Multi-datacenter: MirrorMaker 2 for cross-DC replication if geo-redundancy needed.
Duplicates arise in at-least-once delivery (consumer reprocesses on crash). Solutions: (1) Idempotent consumer — deduplicate based on message ID stored in Redis/DB. Check "have I processed event-id X?" before processing. (2) Idempotent operations — design your business logic to be naturally idempotent (UPDATE SET x=v WHERE x!=v is idempotent; INSERT is not). (3) Exactly-once producerenable.idempotence=true prevents producer-side duplicates caused by retries. (4) Transactional consumers — consume + produce + commit offset atomically. The best strategy depends on the cost of duplicates vs implementation complexity.
Saga manages distributed transactions without two-phase commit. With Kafka, use choreography-based saga: (1) Order service publishes order-created. (2) Inventory service consumes, reserves stock, publishes inventory-reserved or inventory-failed. (3) Payment service consumes inventory-reserved, processes payment, publishes payment-processed or payment-failed. (4) On any failure event, compensating transactions are published upstream. Challenges: (1) No global atomicity — compensating actions can also fail. (2) Hard to debug — need distributed tracing (correlation-id header). (3) Circular dependencies. For very complex flows, consider orchestration-based saga with Conductor or Temporal.

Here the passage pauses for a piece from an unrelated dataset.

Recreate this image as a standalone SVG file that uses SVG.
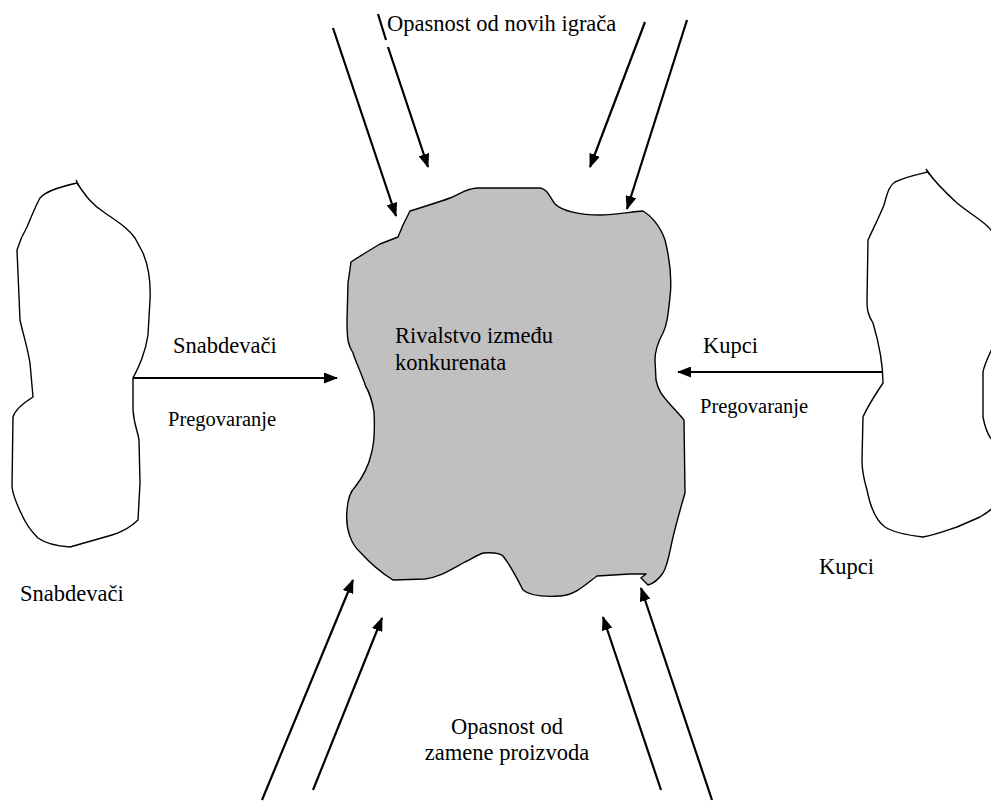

Broker metrics: BytesInPerSec/BytesOutPerSec (throughput), RequestHandlerAvgIdlePercent (>70% = healthy), UnderReplicatedPartitions (should be 0), ActiveControllerCount (should be 1), OfflinePartitionsCount (should be 0).
Consumer metrics: records-lag-max (consumer lag per partition), fetch-rate, commit-rate.
Producer metrics: record-send-rate, record-error-rate, request-latency-avg.
JVM: GC pause time, heap usage.
Disk: log directory usage, disk I/O utilization.
Tools: JMX + Prometheus + Grafana, Confluent Control Center, Kafka UI. Alert on UnderReplicatedPartitions > 0, consumer lag spike, broker down.